Records:
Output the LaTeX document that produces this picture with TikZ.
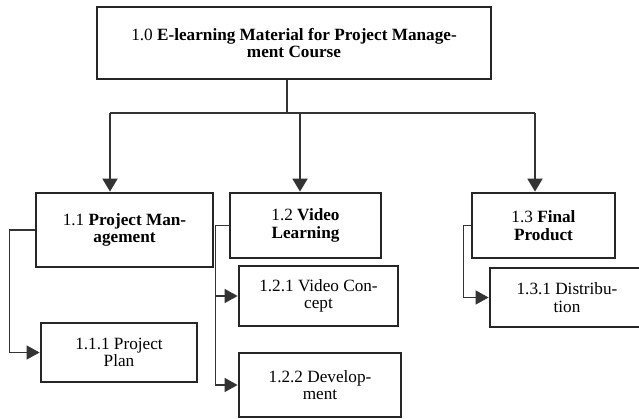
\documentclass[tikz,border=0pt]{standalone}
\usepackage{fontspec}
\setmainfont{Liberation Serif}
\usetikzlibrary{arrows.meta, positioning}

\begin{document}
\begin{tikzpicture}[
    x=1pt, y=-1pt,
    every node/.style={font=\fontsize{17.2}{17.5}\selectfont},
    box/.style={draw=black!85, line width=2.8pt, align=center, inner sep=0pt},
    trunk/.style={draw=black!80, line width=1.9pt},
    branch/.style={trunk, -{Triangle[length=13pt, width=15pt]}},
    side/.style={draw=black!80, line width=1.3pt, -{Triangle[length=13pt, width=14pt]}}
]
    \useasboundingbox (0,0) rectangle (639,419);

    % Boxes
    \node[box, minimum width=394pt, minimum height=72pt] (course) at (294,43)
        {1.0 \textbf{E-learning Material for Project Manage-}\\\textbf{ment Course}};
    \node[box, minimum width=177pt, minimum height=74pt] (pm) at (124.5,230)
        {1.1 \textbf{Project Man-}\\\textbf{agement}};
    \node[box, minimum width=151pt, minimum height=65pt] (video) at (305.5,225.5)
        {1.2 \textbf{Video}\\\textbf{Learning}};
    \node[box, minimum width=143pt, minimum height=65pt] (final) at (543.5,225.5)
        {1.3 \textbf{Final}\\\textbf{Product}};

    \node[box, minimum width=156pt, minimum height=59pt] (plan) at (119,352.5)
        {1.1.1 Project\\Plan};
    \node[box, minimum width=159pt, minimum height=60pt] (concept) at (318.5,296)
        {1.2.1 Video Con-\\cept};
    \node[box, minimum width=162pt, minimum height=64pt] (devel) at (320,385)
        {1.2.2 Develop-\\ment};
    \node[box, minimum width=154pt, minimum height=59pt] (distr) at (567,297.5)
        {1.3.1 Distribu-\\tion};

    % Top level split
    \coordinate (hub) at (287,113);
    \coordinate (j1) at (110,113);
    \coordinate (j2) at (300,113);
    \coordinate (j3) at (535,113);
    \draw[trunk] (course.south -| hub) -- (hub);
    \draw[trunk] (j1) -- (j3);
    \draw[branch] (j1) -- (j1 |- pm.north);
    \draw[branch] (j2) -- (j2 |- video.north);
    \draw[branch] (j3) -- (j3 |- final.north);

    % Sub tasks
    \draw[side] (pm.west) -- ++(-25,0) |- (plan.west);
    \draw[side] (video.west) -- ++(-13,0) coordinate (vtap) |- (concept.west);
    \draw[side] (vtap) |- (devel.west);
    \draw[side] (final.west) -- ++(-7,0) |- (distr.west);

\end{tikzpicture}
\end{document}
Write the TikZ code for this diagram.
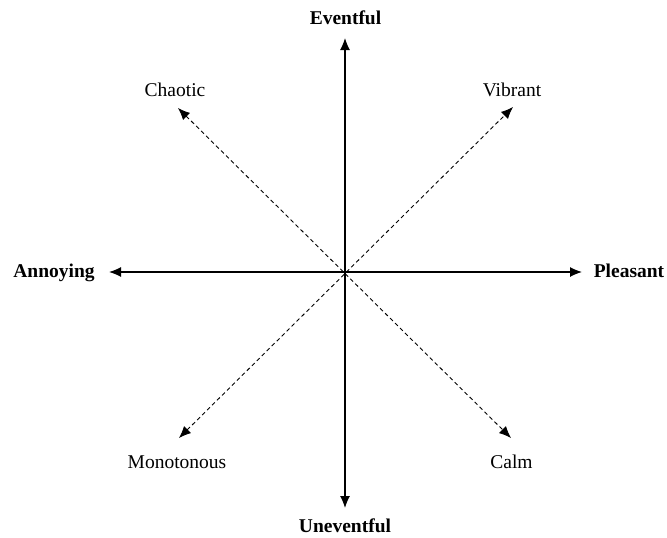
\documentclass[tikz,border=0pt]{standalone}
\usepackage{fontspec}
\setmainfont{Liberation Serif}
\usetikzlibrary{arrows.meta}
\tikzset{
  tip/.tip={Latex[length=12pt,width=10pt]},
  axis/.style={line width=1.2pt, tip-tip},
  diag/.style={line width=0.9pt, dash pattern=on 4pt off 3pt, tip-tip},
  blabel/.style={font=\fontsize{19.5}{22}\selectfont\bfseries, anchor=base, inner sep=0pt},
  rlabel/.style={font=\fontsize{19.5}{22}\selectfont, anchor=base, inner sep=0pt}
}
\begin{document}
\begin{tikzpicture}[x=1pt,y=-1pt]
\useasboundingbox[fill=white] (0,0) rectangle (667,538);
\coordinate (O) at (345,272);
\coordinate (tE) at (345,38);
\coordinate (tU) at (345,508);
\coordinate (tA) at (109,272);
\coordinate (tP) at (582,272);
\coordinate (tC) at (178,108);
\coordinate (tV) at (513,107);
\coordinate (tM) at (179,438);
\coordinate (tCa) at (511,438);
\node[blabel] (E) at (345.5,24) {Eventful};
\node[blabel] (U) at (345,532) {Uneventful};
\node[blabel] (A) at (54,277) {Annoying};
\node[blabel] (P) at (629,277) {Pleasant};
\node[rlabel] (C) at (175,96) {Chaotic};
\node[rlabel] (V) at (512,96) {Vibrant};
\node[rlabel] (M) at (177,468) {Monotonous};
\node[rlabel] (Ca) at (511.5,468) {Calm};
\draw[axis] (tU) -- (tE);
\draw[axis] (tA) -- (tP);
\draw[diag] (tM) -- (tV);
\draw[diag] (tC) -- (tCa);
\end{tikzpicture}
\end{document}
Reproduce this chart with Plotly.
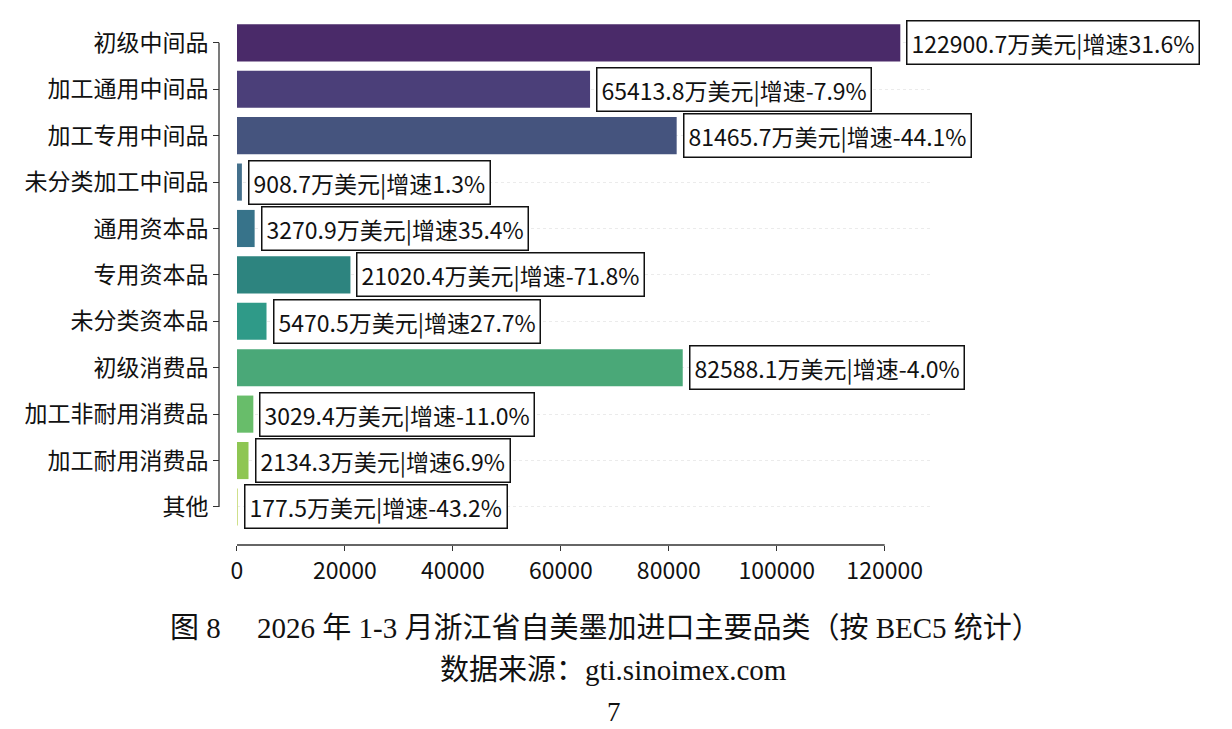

# GIVEN PROBLEM
Omit every picture, and please return the entries exactly from the first line through the line with "(0,0) rectangle (639,419);", both included.

# OUTPUT OF THE EXERCISE
Output the LaTeX document that produces this picture with TikZ.
\documentclass[tikz,border=0pt]{standalone}
\usepackage{fontspec}
\setmainfont{Liberation Serif}
\usetikzlibrary{arrows.meta, positioning}

\begin{document}
\begin{tikzpicture}[
    x=1pt, y=-1pt,
    every node/.style={font=\fontsize{17.2}{17.5}\selectfont},
    box/.style={draw=black!85, line width=2.8pt, align=center, inner sep=0pt},
    trunk/.style={draw=black!80, line width=1.9pt},
    branch/.style={trunk, -{Triangle[length=13pt, width=15pt]}},
    side/.style={draw=black!80, line width=1.3pt, -{Triangle[length=13pt, width=14pt]}}
]
    \useasboundingbox (0,0) rectangle (639,419);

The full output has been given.